━━━━━ EXTRACTED RECORDS ━━━━━

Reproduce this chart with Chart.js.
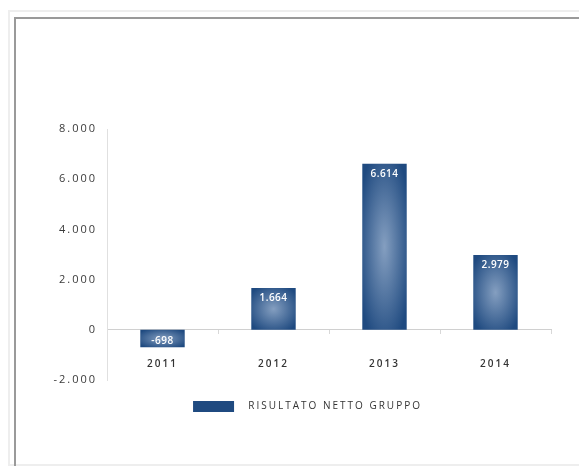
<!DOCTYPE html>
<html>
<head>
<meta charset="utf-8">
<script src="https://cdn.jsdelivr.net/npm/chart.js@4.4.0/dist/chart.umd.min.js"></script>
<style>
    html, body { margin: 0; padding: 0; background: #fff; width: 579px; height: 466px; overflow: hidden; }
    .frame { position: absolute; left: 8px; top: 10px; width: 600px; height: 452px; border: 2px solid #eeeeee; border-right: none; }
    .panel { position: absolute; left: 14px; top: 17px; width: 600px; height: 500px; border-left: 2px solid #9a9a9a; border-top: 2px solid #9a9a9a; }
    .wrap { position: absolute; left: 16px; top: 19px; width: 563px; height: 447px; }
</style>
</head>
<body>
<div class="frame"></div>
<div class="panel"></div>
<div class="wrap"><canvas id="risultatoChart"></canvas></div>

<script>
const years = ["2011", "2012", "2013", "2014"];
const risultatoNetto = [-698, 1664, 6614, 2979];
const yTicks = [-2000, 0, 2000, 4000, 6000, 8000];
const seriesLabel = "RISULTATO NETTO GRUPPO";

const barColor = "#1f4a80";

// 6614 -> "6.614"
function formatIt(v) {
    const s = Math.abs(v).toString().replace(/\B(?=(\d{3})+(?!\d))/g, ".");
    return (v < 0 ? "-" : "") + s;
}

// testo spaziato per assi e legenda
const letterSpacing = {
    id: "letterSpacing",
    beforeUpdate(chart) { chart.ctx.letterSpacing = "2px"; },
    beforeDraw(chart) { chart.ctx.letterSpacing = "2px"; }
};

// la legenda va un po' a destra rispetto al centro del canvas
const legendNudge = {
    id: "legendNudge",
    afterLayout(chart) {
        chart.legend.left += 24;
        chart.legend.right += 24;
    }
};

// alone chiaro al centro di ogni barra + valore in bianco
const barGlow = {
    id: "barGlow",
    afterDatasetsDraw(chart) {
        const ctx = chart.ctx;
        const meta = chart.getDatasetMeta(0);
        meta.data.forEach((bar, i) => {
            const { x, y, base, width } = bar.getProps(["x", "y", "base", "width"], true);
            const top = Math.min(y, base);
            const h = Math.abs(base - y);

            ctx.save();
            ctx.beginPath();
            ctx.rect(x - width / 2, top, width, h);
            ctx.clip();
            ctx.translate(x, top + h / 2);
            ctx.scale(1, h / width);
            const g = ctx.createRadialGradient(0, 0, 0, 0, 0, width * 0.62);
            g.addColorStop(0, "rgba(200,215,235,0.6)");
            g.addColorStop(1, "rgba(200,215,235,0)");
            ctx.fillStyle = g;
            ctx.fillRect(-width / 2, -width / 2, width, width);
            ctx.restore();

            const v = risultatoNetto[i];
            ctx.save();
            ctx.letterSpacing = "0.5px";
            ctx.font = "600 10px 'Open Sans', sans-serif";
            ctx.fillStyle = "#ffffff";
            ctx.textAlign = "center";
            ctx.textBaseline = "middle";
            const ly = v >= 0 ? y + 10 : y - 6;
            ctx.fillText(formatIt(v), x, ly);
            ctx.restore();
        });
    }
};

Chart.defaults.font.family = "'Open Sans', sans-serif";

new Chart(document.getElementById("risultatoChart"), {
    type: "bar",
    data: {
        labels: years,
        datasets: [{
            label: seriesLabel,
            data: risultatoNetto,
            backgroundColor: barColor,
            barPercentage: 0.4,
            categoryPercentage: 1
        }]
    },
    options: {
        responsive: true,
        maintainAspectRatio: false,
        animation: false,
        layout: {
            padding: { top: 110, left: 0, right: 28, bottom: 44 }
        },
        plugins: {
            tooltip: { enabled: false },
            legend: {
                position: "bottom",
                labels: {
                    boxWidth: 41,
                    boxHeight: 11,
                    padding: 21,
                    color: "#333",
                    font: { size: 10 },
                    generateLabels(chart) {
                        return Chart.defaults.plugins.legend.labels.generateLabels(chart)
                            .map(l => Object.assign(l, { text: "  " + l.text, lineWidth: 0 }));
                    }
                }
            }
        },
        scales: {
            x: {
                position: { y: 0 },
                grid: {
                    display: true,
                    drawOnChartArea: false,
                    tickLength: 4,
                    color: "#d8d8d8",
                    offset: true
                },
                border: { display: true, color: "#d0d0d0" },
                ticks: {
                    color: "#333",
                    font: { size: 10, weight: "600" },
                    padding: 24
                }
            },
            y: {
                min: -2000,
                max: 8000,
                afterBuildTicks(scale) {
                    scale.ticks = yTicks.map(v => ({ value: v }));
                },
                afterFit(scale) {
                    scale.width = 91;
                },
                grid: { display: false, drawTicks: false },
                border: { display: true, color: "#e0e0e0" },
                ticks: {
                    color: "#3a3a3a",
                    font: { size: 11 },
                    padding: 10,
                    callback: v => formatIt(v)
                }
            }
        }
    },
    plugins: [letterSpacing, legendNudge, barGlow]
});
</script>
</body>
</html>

━━━━━
━━━━━ EXTRACTED RECORDS ━━━━━

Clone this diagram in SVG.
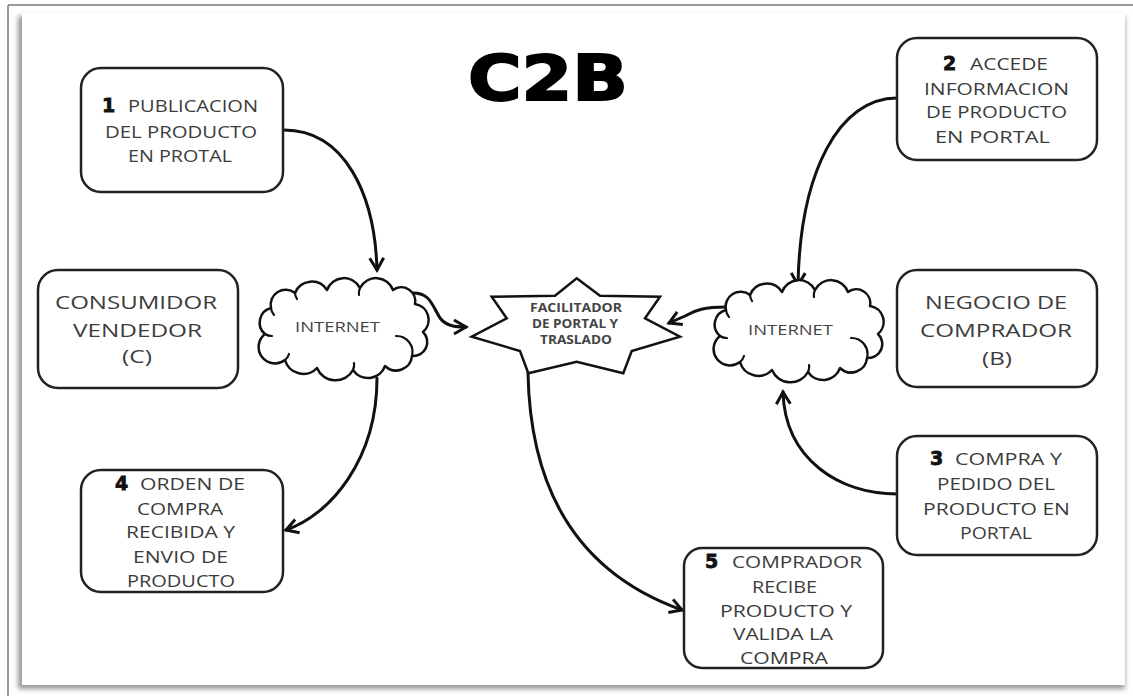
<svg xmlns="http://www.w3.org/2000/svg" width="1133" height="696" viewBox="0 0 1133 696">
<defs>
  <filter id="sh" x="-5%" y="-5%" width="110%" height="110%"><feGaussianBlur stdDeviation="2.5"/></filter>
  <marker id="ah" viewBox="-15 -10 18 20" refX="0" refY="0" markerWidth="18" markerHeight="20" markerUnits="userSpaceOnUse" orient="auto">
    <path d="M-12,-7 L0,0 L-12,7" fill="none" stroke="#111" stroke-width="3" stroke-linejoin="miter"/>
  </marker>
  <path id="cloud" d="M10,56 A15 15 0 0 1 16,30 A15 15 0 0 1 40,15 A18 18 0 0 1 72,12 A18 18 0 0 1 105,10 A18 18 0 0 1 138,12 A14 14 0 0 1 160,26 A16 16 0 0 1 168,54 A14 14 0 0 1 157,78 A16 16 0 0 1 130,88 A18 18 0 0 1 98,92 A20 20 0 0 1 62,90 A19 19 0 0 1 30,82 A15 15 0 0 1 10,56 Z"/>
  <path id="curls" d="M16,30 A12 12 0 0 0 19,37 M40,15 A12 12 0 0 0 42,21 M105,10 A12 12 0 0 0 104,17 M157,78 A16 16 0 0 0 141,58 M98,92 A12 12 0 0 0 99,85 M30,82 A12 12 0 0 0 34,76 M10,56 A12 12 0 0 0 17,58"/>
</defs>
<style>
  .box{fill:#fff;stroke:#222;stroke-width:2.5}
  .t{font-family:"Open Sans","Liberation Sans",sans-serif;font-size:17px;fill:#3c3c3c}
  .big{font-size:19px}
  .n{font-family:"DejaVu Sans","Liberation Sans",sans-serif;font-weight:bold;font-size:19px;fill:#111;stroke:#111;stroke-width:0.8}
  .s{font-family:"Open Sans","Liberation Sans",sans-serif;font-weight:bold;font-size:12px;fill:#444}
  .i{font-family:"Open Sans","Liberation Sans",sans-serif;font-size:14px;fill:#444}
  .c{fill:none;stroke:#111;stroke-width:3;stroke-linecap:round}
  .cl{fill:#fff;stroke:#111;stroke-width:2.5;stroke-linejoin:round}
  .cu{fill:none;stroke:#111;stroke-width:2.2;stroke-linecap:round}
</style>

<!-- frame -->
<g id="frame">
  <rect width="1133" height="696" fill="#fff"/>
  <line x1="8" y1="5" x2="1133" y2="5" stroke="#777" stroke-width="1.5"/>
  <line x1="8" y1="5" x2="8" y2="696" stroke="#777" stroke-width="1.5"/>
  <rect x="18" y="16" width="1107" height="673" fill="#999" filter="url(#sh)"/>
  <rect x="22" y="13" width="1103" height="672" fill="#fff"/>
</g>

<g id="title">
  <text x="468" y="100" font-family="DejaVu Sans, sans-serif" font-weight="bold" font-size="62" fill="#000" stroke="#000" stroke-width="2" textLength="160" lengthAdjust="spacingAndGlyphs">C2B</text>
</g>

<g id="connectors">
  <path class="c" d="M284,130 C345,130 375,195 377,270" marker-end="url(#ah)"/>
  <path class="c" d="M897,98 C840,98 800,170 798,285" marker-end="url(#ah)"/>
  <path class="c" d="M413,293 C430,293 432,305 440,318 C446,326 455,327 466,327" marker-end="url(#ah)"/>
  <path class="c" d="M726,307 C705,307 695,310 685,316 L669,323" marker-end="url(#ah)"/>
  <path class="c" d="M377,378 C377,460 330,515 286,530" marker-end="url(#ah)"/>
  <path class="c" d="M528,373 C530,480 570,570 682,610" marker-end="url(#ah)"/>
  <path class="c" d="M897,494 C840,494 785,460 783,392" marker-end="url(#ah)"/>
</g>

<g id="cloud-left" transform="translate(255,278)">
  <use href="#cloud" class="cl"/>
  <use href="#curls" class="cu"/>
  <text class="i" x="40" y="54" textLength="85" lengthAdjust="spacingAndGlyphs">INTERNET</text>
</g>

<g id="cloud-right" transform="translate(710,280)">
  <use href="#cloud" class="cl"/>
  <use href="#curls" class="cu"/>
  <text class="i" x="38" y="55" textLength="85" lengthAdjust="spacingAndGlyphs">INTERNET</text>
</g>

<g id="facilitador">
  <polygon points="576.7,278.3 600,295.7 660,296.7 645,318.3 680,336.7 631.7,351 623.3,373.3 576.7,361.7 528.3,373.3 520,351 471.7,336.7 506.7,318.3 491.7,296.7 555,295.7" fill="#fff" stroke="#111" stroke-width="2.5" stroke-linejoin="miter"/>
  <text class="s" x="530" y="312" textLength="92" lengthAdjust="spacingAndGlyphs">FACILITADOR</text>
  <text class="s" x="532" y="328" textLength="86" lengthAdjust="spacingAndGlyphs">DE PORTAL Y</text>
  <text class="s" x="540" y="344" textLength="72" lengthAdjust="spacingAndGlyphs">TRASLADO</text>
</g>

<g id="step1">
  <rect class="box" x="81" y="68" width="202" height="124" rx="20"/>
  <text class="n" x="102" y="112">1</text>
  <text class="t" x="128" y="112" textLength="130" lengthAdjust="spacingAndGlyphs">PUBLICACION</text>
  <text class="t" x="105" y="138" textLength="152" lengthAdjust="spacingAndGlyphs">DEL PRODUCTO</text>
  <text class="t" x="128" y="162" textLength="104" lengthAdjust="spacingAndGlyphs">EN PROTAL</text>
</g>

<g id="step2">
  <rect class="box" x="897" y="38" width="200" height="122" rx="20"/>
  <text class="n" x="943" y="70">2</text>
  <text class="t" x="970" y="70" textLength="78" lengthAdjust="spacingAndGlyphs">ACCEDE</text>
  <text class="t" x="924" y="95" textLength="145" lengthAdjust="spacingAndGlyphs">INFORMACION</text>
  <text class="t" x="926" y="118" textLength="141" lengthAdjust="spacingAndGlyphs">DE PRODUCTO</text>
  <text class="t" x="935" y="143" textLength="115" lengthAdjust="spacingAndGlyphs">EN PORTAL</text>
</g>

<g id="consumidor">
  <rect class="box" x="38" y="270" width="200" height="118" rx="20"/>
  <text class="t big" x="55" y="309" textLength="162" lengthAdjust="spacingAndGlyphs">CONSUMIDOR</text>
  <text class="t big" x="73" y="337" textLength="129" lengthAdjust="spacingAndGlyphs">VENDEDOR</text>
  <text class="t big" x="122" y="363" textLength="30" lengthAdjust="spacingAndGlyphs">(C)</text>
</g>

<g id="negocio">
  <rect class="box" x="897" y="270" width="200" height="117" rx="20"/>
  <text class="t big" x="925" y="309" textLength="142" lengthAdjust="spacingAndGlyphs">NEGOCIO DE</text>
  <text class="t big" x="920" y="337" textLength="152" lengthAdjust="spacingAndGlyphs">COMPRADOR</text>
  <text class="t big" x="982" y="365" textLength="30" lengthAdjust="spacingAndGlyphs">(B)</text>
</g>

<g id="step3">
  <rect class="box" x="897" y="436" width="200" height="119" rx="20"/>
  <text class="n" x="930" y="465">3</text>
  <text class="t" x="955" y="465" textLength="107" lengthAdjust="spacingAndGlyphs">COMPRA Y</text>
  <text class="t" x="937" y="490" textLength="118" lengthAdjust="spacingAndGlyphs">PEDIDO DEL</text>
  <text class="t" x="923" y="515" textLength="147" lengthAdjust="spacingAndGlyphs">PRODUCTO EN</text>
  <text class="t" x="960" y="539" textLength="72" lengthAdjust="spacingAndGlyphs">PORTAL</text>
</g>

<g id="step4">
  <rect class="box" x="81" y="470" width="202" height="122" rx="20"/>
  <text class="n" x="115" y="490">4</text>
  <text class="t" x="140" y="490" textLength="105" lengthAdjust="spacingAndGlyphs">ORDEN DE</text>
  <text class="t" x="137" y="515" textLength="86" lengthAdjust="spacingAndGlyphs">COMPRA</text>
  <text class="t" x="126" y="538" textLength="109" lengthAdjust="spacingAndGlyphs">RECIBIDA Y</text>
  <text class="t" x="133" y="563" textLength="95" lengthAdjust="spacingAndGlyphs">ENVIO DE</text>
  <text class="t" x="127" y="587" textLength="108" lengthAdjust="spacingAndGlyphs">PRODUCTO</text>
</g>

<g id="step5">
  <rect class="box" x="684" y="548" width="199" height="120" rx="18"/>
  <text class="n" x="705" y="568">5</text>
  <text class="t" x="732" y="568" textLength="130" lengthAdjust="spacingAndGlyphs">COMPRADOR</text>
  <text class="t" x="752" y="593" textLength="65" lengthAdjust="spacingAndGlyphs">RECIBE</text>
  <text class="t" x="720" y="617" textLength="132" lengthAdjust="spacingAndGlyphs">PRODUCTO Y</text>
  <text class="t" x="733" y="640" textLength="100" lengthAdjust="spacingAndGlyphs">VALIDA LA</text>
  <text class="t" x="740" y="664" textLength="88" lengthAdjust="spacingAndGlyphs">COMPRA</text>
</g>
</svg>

━━━━━

▶ **TASK GOAL**: Copy out only the lines from the one containing "Reproduce this chart with Chart.js." through the one containing "const h = Math.abs(base - y);", exactly, with both ends. Any picture is left out.

▶ **FINAL RESULT**:
Reproduce this chart with Chart.js.
<!DOCTYPE html>
<html>
<head>
<meta charset="utf-8">
<script src="https://cdn.jsdelivr.net/npm/chart.js@4.4.0/dist/chart.umd.min.js"></script>
<style>
    html, body { margin: 0; padding: 0; background: #fff; width: 579px; height: 466px; overflow: hidden; }
    .frame { position: absolute; left: 8px; top: 10px; width: 600px; height: 452px; border: 2px solid #eeeeee; border-right: none; }
    .panel { position: absolute; left: 14px; top: 17px; width: 600px; height: 500px; border-left: 2px solid #9a9a9a; border-top: 2px solid #9a9a9a; }
    .wrap { position: absolute; left: 16px; top: 19px; width: 563px; height: 447px; }
</style>
</head>
<body>
<div class="frame"></div>
<div class="panel"></div>
<div class="wrap"><canvas id="risultatoChart"></canvas></div>

<script>
const years = ["2011", "2012", "2013", "2014"];
const risultatoNetto = [-698, 1664, 6614, 2979];
const yTicks = [-2000, 0, 2000, 4000, 6000, 8000];
const seriesLabel = "RISULTATO NETTO GRUPPO";

const barColor = "#1f4a80";

// 6614 -> "6.614"
function formatIt(v) {
    const s = Math.abs(v).toString().replace(/\B(?=(\d{3})+(?!\d))/g, ".");
    return (v < 0 ? "-" : "") + s;
}

// testo spaziato per assi e legenda
const letterSpacing = {
    id: "letterSpacing",
    beforeUpdate(chart) { chart.ctx.letterSpacing = "2px"; },
    beforeDraw(chart) { chart.ctx.letterSpacing = "2px"; }
};

// la legenda va un po' a destra rispetto al centro del canvas
const legendNudge = {
    id: "legendNudge",
    afterLayout(chart) {
        chart.legend.left += 24;
        chart.legend.right += 24;
    }
};

// alone chiaro al centro di ogni barra + valore in bianco
const barGlow = {
    id: "barGlow",
    afterDatasetsDraw(chart) {
        const ctx = chart.ctx;
        const meta = chart.getDatasetMeta(0);
        meta.data.forEach((bar, i) => {
            const { x, y, base, width } = bar.getProps(["x", "y", "base", "width"], true);
            const top = Math.min(y, base);
            const h = Math.abs(base - y);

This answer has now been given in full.